Bob Blanchard, a good junior offensive guard for North Carolina State, 1) enjoys pain and hates girls, 2) likes to dangle from his dorm windowsill four stories up, 3) has tattooed himself to commemorate his worst disappointments and 4) looks forward to not growing old. "Anybody can be normal," he says. "It takes a rare individual to be really sick." Blanchard smashes against walls to test his toughness and believes that football becomes real only when a player has something to overcome—like being hurt. "I feel guilty when the game's over and I don't have any blood on me." As for aging, Blanchard thinks it is undignified. "I don't want to sit around watching myself grow old," he says. "If I do enough crazy things—and I really do—chances are pretty good I'll be under the ground before 30. Line Coach [Larry] Beightol tries to straighten up my mind, but I figure that I'll have him converted first."

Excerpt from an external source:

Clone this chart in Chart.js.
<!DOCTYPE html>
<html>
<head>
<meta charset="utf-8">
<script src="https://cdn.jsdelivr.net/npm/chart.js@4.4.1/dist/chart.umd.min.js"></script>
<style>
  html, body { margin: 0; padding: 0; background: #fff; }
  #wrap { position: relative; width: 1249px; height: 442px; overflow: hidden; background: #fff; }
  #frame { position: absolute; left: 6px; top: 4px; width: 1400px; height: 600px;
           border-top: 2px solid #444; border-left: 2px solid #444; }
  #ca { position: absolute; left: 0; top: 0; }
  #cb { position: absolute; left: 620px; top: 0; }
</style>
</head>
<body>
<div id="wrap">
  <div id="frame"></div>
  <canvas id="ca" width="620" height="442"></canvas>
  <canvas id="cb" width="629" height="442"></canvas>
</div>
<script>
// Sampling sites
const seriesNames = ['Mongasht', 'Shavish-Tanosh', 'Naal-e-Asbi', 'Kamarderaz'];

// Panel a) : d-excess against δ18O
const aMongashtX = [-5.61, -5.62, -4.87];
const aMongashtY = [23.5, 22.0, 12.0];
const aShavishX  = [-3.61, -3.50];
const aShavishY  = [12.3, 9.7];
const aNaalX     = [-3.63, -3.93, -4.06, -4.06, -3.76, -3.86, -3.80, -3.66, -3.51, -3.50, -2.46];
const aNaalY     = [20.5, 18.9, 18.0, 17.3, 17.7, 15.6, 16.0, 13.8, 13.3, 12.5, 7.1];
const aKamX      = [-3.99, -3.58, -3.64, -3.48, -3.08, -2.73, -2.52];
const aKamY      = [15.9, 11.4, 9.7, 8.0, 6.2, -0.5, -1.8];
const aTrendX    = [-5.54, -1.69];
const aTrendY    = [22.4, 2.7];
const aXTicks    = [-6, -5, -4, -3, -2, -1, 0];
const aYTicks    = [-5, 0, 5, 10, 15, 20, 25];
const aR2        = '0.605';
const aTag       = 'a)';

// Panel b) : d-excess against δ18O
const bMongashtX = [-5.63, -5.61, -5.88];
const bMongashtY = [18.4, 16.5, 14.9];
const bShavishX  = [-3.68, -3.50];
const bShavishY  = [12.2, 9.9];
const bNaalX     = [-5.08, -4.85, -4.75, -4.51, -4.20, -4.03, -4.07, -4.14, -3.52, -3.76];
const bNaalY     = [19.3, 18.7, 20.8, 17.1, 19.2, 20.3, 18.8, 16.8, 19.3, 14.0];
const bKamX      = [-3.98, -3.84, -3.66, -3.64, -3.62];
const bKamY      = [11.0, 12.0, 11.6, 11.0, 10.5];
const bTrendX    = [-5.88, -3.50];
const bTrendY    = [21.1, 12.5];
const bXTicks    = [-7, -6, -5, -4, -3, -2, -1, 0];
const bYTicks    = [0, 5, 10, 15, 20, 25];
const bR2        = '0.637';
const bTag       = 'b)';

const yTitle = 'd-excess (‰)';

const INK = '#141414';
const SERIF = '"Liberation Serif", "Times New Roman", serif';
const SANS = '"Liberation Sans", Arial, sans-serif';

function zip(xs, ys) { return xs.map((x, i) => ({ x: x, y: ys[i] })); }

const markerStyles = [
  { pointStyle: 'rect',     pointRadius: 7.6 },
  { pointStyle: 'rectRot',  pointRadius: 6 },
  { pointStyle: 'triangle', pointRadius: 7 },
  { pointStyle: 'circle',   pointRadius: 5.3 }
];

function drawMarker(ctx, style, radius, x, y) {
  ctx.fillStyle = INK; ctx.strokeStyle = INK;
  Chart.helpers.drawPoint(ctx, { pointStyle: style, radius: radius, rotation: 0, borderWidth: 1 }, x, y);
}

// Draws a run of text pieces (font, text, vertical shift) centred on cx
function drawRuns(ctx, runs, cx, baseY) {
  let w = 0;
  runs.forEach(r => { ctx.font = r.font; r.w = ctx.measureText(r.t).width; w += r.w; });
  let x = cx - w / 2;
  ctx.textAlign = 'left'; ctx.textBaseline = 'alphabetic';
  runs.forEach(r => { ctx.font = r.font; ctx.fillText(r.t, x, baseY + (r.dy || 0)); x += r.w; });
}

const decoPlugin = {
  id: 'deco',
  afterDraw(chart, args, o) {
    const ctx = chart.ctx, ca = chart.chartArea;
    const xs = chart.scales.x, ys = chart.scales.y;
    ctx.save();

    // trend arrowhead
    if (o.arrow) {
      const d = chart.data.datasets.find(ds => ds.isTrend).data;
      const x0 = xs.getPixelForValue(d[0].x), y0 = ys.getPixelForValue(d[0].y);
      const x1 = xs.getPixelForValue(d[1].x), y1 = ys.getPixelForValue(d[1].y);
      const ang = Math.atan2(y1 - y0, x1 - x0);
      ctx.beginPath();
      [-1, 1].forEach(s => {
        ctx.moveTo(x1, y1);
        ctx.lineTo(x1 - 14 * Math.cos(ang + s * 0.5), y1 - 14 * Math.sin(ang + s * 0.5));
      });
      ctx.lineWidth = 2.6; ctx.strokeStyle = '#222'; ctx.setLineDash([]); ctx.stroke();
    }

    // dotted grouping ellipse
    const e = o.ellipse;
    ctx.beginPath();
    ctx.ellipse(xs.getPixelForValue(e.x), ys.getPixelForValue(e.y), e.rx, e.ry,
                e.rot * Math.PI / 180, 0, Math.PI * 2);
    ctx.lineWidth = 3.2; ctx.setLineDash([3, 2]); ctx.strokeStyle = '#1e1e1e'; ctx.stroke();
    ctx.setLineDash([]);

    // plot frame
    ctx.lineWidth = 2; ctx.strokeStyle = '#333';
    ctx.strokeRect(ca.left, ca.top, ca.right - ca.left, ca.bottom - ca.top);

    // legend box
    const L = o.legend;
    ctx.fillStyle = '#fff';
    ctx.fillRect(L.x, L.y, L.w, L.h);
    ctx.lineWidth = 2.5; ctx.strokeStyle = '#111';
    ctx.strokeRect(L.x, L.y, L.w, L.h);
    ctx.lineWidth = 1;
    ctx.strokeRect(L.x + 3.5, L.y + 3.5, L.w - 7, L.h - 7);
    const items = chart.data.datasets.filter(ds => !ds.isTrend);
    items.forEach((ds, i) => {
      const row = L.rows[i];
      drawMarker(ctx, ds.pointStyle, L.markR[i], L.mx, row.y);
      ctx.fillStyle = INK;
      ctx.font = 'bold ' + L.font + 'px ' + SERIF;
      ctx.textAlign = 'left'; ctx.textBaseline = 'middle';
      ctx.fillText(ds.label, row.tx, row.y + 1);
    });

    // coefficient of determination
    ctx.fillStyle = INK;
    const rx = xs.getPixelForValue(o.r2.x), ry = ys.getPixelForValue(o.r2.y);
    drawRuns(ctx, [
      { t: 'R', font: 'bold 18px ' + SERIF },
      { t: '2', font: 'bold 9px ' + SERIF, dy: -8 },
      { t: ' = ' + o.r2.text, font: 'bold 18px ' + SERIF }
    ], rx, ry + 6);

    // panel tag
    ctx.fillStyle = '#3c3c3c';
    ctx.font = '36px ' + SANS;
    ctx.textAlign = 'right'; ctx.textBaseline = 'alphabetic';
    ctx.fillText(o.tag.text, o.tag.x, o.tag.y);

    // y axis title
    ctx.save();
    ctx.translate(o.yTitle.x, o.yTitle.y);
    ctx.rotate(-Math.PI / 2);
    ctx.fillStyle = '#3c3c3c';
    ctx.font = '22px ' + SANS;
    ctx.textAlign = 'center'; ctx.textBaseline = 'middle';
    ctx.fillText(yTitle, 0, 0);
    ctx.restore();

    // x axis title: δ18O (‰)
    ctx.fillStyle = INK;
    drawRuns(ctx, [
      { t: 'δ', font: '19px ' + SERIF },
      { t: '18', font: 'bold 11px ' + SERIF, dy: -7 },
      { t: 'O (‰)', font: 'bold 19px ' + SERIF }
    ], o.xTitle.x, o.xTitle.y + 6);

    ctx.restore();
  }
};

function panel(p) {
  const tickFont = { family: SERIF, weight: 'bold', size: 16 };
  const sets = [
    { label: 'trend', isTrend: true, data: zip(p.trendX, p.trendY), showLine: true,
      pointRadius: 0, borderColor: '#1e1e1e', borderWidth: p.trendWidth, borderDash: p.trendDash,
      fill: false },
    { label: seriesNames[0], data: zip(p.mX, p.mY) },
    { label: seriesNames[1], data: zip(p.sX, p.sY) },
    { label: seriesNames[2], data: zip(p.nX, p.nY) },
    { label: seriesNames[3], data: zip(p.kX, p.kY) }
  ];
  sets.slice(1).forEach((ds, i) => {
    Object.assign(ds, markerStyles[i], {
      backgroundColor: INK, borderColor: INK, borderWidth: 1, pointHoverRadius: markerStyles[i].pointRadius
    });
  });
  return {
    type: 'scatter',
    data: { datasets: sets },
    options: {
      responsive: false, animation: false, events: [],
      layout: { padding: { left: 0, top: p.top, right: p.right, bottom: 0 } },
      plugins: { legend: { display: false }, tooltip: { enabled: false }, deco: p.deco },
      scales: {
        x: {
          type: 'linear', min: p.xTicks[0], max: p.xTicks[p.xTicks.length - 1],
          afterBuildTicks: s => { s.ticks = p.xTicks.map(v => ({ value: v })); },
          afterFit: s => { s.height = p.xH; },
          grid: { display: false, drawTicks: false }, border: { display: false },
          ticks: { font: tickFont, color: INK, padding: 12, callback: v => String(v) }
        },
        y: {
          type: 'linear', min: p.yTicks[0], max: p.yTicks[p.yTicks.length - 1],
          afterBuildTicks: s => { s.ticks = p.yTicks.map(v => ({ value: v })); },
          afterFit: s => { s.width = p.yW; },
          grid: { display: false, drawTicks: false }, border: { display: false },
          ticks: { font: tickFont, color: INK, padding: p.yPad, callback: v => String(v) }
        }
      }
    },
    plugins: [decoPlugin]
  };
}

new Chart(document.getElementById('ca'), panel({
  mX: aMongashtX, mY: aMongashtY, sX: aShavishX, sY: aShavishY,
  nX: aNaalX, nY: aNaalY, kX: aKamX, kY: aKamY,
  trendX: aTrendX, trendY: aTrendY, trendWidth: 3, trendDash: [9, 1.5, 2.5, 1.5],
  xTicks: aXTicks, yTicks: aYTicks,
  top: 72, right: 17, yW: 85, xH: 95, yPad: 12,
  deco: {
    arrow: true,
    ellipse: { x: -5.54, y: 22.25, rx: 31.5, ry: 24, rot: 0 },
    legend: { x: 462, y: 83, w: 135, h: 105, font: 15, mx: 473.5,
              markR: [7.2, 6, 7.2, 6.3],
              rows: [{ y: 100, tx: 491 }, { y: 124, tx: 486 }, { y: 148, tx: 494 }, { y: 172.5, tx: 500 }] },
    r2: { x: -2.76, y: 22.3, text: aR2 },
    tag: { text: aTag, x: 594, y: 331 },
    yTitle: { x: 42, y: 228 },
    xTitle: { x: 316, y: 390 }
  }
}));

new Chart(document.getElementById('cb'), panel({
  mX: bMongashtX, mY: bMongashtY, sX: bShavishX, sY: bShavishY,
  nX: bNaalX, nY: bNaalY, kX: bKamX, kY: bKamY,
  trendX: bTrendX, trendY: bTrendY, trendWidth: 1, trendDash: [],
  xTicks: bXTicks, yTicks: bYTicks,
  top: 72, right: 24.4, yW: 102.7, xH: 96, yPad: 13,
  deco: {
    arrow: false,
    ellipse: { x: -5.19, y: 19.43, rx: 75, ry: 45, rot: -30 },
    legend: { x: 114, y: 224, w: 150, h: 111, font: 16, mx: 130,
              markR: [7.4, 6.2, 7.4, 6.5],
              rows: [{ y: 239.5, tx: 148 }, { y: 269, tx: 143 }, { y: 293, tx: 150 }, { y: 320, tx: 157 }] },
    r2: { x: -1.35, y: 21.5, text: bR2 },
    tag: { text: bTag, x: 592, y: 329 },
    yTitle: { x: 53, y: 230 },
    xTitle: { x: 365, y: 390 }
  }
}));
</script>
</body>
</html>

It pays to advertise. Disturbed by the deficiencies of his centers, if not by Bob Blanchard, N.C. State's Head Coach Lou Holtz announced his phone number at a postgame interview and said, "If anyone wants to snap for us, give me a call." Tom Christopher, a State freshman, was one of 30 people responding, and, against Maryland, he centered the ball perfectly to kicker Allen White eight times. That helped White average 45.6 yards per punt, and State edge Maryland 24-22. Now here's the kicker. Maryland lost because its regular center, Marion Koprowski, made a terrible snap on an attempted field goal with 13 seconds left to go in the game.

But sometimes advertising does not pay. When Long Beach State Coach Jim Stangeland ran his want ads for running backs in the local papers, the applicants included an Arab; Stangeland's secretary, Julie Johnson, whom he didn't recognize right away because she walked into his office in a football uniform, complete with helmet; a young man whose afternoons were free because he had been cut from the Long Beach band; a 25-year-old father of four whose nickname was Crash because, as a helicopter pilot in Vietnam, he hadn't been too skillful.

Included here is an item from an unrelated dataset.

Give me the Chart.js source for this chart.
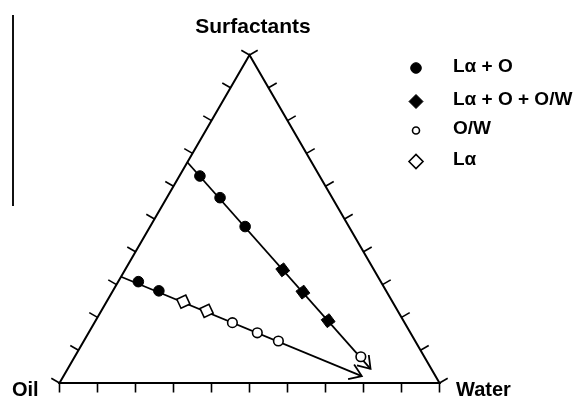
<!DOCTYPE html>
<html>
<head>
<meta charset="utf-8">
<script src="https://cdn.jsdelivr.net/npm/chart.js@4.4.1/dist/chart.umd.min.js"></script>
<style>
  body { margin: 0; background: #fff; }
  #wrap { position: relative; width: 578px; height: 397px; }
  #mark { position: absolute; left: 12px; top: 15px; height: 191px; border-left: 2px solid #111; }
</style>
</head>
<body>
<div id="wrap">
  <canvas id="chart"></canvas>
  <div id="mark"></div>
</div>
<script>
const cornerLabels = ["Oil", "Water", "Surfactants"];
const seriesNames = ["Lα + O", "Lα + O + O/W", "O/W", "Lα"];
const tickSteps = [0, 10, 20, 30, 40, 50, 60, 70, 80, 90, 100];

// compositions in % (water, surfactant), oil is the rest
const laO_water = [5.4, 14.0, 25.0, 5.3, 12.1];
const laO_surf = [63.1, 56.5, 47.7, 30.9, 28.1];
const laOOW_water = [41.5, 50.2, 61.2];
const laOOW_surf = [34.5, 27.7, 19.0];
const ow_water = [75.3, 36.3, 44.4, 51.2];
const ow_surf = [8.0, 18.4, 15.3, 12.8];
const la_water = [20.2, 27.7];
const la_surf = [24.8, 22.0];

// dilution paths (start on the oil/surfactant edge, arrow at the end)
const path1_water = [0, 79.7];
const path1_surf = [67.3, 4.3];
const path2_water = [0, 78.5];
const path2_surf = [32.4, 2.1];

const H = Math.sqrt(3) / 2;
const FONT = "'Liberation Sans', Arial, sans-serif";

function toXY(water, surf) {
    return water.map((w, i) => ({ x: w / 100 + surf[i] / 200, y: surf[i] / 100 * H }));
}

function markerSet(label, water, surf, style, filled, radius, legendRadius, rotation) {
    return {
        label: label,
        data: toXY(water, surf),
        showLine: false,
        pointStyle: style,
        pointRadius: radius,
        pointRotation: rotation || 0,
        pointBackgroundColor: filled ? "#000" : "#fff",
        pointBorderColor: "#000",
        pointBorderWidth: filled ? 1 : 1.6,
        legendRadius: legendRadius,
        clip: false
    };
}

function pathSet(water, surf) {
    return {
        label: "path",
        data: toXY(water, surf),
        showLine: true,
        borderColor: "#000",
        borderWidth: 1.8,
        pointRadius: 0,
        arrow: true,
        clip: false
    };
}

const ternary = {
    id: "ternary",
    beforeDatasetsDraw(chart) {
        const ctx = chart.ctx;
        const sx = chart.scales.x, sy = chart.scales.y;
        const px = p => ({ x: sx.getPixelForValue(p.x), y: sy.getPixelForValue(p.y) });
        const oil = px({ x: 0, y: 0 }), water = px({ x: 1, y: 0 }), top = px({ x: 0.5, y: H });
        const cx = (oil.x + water.x + top.x) / 3, cy = (oil.y + water.y + top.y) / 3;

        ctx.save();
        ctx.strokeStyle = "#000";
        ctx.lineWidth = 2;
        ctx.beginPath();
        ctx.moveTo(oil.x, oil.y);
        ctx.lineTo(water.x, water.y);
        ctx.lineTo(top.x, top.y);
        ctx.closePath();
        ctx.stroke();

        ctx.lineWidth = 1.6;
        [[oil, water], [water, top], [top, oil]].forEach(([a, b]) => {
            const dx = b.x - a.x, dy = b.y - a.y;
            const len = Math.hypot(dx, dy);
            let nx = -dy / len, ny = dx / len;
            const mx = (a.x + b.x) / 2, my = (a.y + b.y) / 2;
            if ((mx - cx) * nx + (my - cy) * ny < 0) { nx = -nx; ny = -ny; }
            tickSteps.forEach(t => {
                const x = a.x + dx * t / 100, y = a.y + dy * t / 100;
                ctx.beginPath();
                ctx.moveTo(x, y);
                ctx.lineTo(x + nx * 9.5, y + ny * 9.5);
                ctx.stroke();
            });
        });
        ctx.restore();
    },
    afterDatasetsDraw(chart) {
        const ctx = chart.ctx;
        ctx.save();
        ctx.strokeStyle = "#000";
        ctx.fillStyle = "#000";

        // arrow heads
        chart.data.datasets.forEach((ds, i) => {
            if (!ds.arrow) return;
            const pts = chart.getDatasetMeta(i).data;
            const end = pts[pts.length - 1], prev = pts[pts.length - 2];
            const ang = Math.atan2(end.y - prev.y, end.x - prev.x);
            ctx.lineWidth = 1.8;
            ctx.beginPath();
            ctx.moveTo(end.x + Math.cos(ang + Math.PI - 0.6) * 14, end.y + Math.sin(ang + Math.PI - 0.6) * 14);
            ctx.lineTo(end.x, end.y);
            ctx.lineTo(end.x + Math.cos(ang + Math.PI + 0.6) * 14, end.y + Math.sin(ang + Math.PI + 0.6) * 14);
            ctx.stroke();
        });

        // corner labels
        ctx.textBaseline = "alphabetic";
        ctx.font = "bold 20px " + FONT;
        ctx.textAlign = "left";
        ctx.fillText(cornerLabels[0], 12, 396);
        ctx.fillText(cornerLabels[1], 456, 396);
        ctx.font = "bold 21px " + FONT;
        ctx.textAlign = "center";
        ctx.fillText(cornerLabels[2], 253, 33);

        // legend
        const rowY = [68, 101.5, 130.5, 161.5];
        ctx.font = "bold 19px " + FONT;
        ctx.textAlign = "left";
        ctx.textBaseline = "middle";
        chart.data.datasets.forEach((ds, i) => {
            if (ds.legendRadius === undefined) return;
            const x = 416, y = rowY[i], r = ds.legendRadius;
            ctx.beginPath();
            if (ds.pointStyle === "circle") {
                ctx.arc(x, y, r, 0, Math.PI * 2);
            } else {
                ctx.moveTo(x - r, y);
                ctx.lineTo(x, y - r);
                ctx.lineTo(x + r, y);
                ctx.lineTo(x, y + r);
                ctx.closePath();
            }
            ctx.fillStyle = ds.pointBackgroundColor;
            ctx.fill();
            ctx.lineWidth = ds.pointBorderWidth;
            ctx.stroke();
            ctx.fillStyle = "#000";
            ctx.fillText(ds.label, 453, y - 1.5);
        });
        ctx.restore();
    }
};

new Chart(document.getElementById("chart"), {
    type: "scatter",
    data: {
        datasets: [
            markerSet(seriesNames[0], laO_water, laO_surf, "circle", true, 5.3, 5.3),
            markerSet(seriesNames[1], laOOW_water, laOOW_surf, "rectRot", true, 7, 7, 8),
            markerSet(seriesNames[2], ow_water, ow_surf, "circle", false, 4.8, 3.5),
            markerSet(seriesNames[3], la_water, la_surf, "rectRot", false, 7, 7, 20),
            pathSet(path1_water, path1_surf),
            pathSet(path2_water, path2_surf)
        ]
    },
    options: {
        responsive: true,
        maintainAspectRatio: false,
        animation: false,
        layout: { padding: { left: 59.5, right: 138.5, top: 55, bottom: 14 } },
        scales: {
            x: { type: "linear", min: 0, max: 1, display: false },
            y: { type: "linear", min: 0, max: H, display: false }
        },
        plugins: {
            legend: { display: false },
            tooltip: { enabled: false }
        }
    },
    plugins: [ternary]
});
</script>
</body>
</html>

Kim McKenzie, a 21-year-old golden-haired beach girl from Mooloolaba, is not exactly out on a shark lark. She helps her father man the official shark patrol along the southern Queensland coast from Bribie Island to Noosa Heads. The Australian women's surfing champion. Miss McKenzie takes along her board so that she can surf when the seas are clear and the work is light.

O.K., that's Russian gymnast Ludmila Turishcheva on the left and Olga Korbut on the right, but who is that in the middle? Well, she's one of 13 security guards assigned to protect Olga and other gymnasts competing in the women's European championships last week at Wembley. Seems everyone was worried about Olga's safety: the British, and the International Gymnastics Federation, which was considering banning some of her more spectacular routines on the grounds that they are too dangerous. Maybe they have something there. Miss Korbut had to withdraw from the competition after the vault because she aggravated a strained ankle.

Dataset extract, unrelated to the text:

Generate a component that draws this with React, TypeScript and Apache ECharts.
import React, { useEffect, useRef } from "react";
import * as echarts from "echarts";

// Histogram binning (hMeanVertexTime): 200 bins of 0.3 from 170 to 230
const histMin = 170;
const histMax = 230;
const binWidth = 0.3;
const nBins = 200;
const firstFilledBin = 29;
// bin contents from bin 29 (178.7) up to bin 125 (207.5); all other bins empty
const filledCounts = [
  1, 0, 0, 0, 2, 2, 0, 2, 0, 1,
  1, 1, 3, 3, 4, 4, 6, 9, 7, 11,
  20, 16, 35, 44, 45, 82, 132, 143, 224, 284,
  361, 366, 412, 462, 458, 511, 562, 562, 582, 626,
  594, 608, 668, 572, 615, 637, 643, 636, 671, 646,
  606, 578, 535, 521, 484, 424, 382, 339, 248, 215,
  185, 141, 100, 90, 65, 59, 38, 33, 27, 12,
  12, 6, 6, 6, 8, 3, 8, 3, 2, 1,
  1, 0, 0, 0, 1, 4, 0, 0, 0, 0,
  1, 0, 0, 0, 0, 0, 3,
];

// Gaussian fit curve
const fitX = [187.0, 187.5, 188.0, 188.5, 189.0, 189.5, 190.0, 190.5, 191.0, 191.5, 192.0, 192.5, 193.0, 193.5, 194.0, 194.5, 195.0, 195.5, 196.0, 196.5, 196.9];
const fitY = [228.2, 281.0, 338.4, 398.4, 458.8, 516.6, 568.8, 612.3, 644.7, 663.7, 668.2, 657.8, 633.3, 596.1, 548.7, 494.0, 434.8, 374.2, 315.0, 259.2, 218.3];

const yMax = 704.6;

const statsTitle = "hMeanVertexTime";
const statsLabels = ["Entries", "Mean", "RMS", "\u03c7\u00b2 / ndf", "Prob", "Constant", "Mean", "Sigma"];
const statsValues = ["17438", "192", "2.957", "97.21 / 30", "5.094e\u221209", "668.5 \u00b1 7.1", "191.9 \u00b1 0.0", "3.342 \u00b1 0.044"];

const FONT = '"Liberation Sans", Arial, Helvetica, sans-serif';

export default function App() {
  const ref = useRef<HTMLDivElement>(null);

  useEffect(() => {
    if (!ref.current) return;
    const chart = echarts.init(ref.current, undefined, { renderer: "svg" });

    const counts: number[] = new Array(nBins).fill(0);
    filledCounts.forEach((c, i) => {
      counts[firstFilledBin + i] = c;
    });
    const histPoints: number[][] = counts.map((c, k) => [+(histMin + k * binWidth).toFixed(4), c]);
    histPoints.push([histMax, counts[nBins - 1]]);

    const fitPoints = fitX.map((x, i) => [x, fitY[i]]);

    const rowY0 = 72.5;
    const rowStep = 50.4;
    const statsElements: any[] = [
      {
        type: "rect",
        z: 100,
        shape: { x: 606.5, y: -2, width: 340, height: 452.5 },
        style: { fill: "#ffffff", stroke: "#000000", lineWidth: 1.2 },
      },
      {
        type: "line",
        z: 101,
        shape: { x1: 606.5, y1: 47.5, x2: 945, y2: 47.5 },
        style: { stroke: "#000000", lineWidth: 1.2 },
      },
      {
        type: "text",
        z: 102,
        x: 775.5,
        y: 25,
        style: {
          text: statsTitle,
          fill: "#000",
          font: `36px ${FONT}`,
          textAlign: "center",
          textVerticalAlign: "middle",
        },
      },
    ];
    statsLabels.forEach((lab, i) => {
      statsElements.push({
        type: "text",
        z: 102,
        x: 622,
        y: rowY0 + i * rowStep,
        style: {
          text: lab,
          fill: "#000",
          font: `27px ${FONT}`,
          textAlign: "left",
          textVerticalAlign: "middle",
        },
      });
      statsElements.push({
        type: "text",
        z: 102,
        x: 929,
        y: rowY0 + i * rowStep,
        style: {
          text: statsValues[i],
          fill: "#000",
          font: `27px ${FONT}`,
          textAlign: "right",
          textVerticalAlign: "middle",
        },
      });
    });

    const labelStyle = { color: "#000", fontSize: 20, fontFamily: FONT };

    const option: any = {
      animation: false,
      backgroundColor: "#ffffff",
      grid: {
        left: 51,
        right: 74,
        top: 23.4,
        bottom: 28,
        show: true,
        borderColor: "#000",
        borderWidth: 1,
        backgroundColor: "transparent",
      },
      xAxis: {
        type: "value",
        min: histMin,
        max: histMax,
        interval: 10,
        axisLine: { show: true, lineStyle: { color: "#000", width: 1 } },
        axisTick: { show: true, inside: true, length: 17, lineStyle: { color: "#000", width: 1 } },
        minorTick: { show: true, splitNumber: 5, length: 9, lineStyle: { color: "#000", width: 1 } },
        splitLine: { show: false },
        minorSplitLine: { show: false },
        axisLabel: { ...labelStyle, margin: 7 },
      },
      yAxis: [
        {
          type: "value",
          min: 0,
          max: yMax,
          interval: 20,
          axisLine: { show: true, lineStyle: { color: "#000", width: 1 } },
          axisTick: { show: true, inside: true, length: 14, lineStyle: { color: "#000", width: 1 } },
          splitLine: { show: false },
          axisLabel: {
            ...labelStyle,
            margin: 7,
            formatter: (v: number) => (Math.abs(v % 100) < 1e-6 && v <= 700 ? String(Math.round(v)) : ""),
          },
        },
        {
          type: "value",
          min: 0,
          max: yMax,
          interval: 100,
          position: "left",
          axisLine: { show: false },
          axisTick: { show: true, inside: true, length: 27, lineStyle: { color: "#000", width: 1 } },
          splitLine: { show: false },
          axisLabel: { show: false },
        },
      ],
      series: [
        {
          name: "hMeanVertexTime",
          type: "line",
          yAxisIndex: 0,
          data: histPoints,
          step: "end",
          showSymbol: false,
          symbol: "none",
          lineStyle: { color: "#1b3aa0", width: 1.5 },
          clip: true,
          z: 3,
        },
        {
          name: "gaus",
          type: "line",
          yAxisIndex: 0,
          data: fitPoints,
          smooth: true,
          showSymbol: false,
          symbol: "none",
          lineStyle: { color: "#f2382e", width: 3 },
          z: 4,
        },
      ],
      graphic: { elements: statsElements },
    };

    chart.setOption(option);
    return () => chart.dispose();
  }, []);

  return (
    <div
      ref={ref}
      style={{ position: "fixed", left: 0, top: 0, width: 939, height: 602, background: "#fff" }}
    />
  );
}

It was because of a couple of dyed-in-the-wool fans that Dallas folks got to see the Cowboy-Giant game on television. To assure a sellout, Paul Vickery of Dallas and Paul Roughand of New York bought the last 303 tickets at Texas Stadium. The cash did indeed come from colored wool: Roughand is president of a carpet manufacturing company and Vickery owns a carpet distributorship.

The Buffalo Sabres recently made a move that should have been a sportswriter's dream. TITANIC GOES DOWN, the headline could have read, because he did. Morris Titanic, the Sabres' No. 1 amateur draft pick, was sent down on loan to the Cincinnati farm team.